The High North Heats Up: NATO's Arctic Security Challenge
NATO member states are steadily increasing their military presence across the High North — the Arctic and sub-Arctic regions spanning Norway, Iceland, Greenland, and the waters between them — in response to continued Russian probing of alliance boundaries and the growing strategic significance of Arctic sea routes as climate change makes them navigable for longer periods each year. The Norway-hosted Cold Response 26 exercise, completed this month, was the most visible manifestation of an ongoing alliance effort to demonstrate credible deterrence and interoperability in the most challenging operating environment NATO forces face.

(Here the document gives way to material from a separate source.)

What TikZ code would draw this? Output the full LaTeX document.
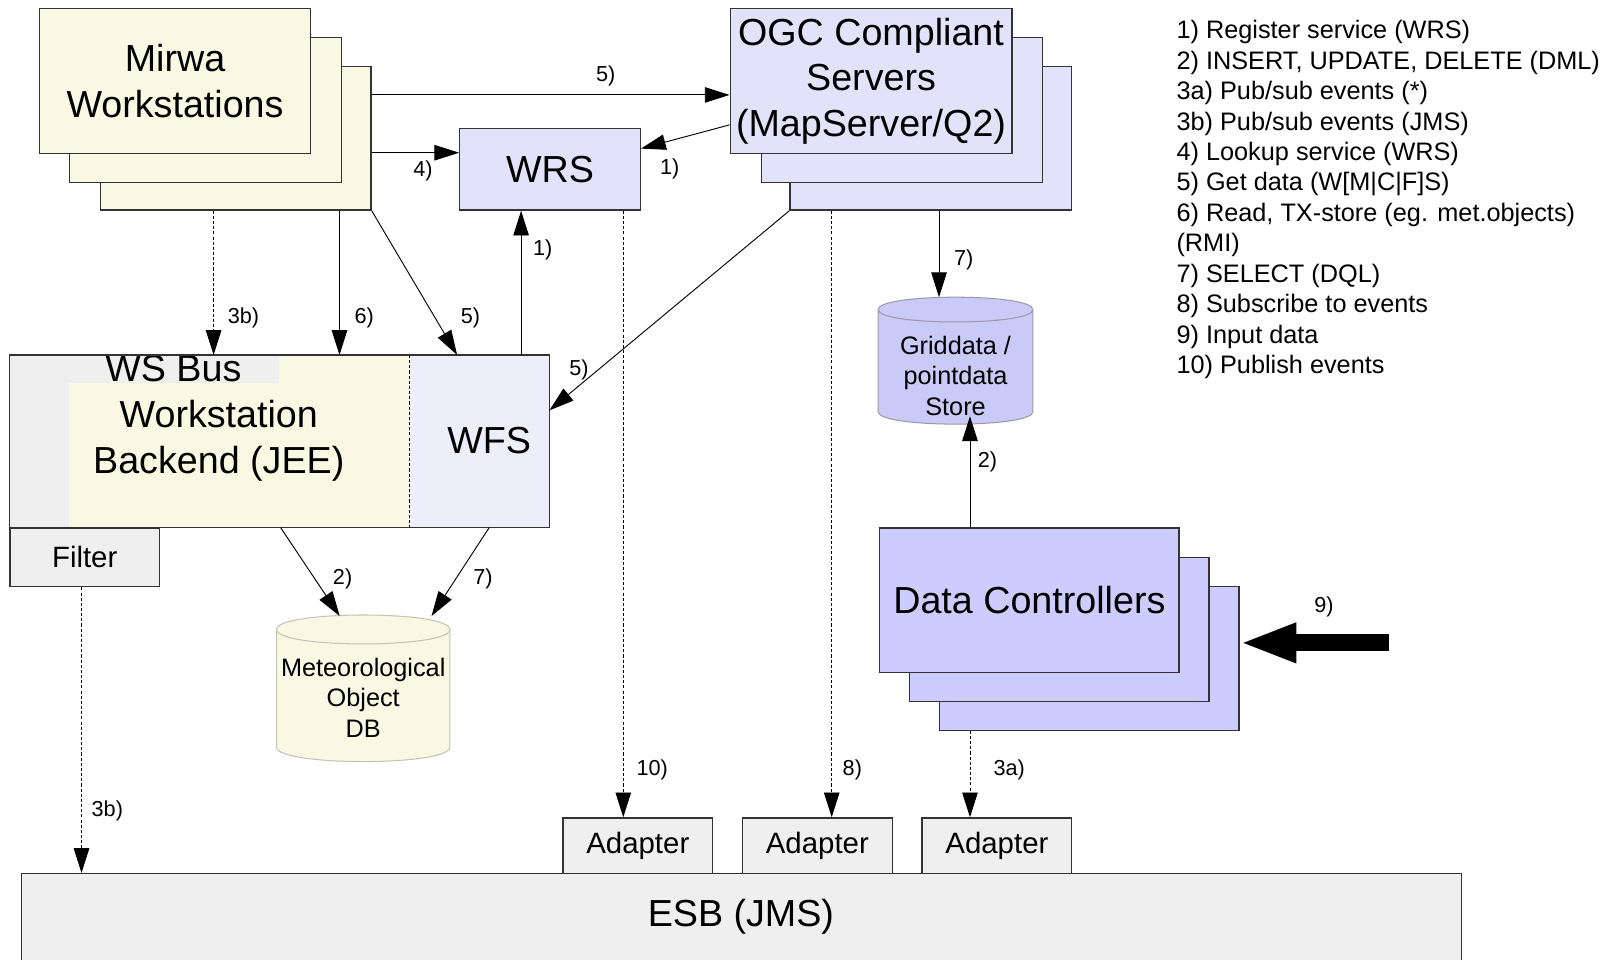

Russia's military commitment in Ukraine has not significantly reduced its Arctic operations. The Northern Fleet, headquartered at Severomorsk on the Kola Peninsula — the most heavily militarised area per square kilometre in the world — continues to conduct submarine patrols, air operations, and periodic surface ship transits through the Barents Sea and into the Atlantic. These operations serve multiple purposes: maintaining Russian nuclear deterrence through submarine patrols; demonstrating to NATO allies that Russia's attention is not exclusively focused on Ukraine; and preserving operational readiness in a domain that Russian military planners consider critical for future great-power competition.
Norwegian intelligence assessments, shared with NATO allies through standard channels, have identified specific patterns of Russian activity that suggest pre-positioning and intelligence collection rather than imminent offensive operations — a distinction that matters for calibrating the appropriate response. NATO's posture in the High North has been deliberately enhanced to ensure that any Russian miscalculation about alliance resolve or capability would be quickly corrected, while avoiding the kind of provocative escalation that could trigger unintended conflict.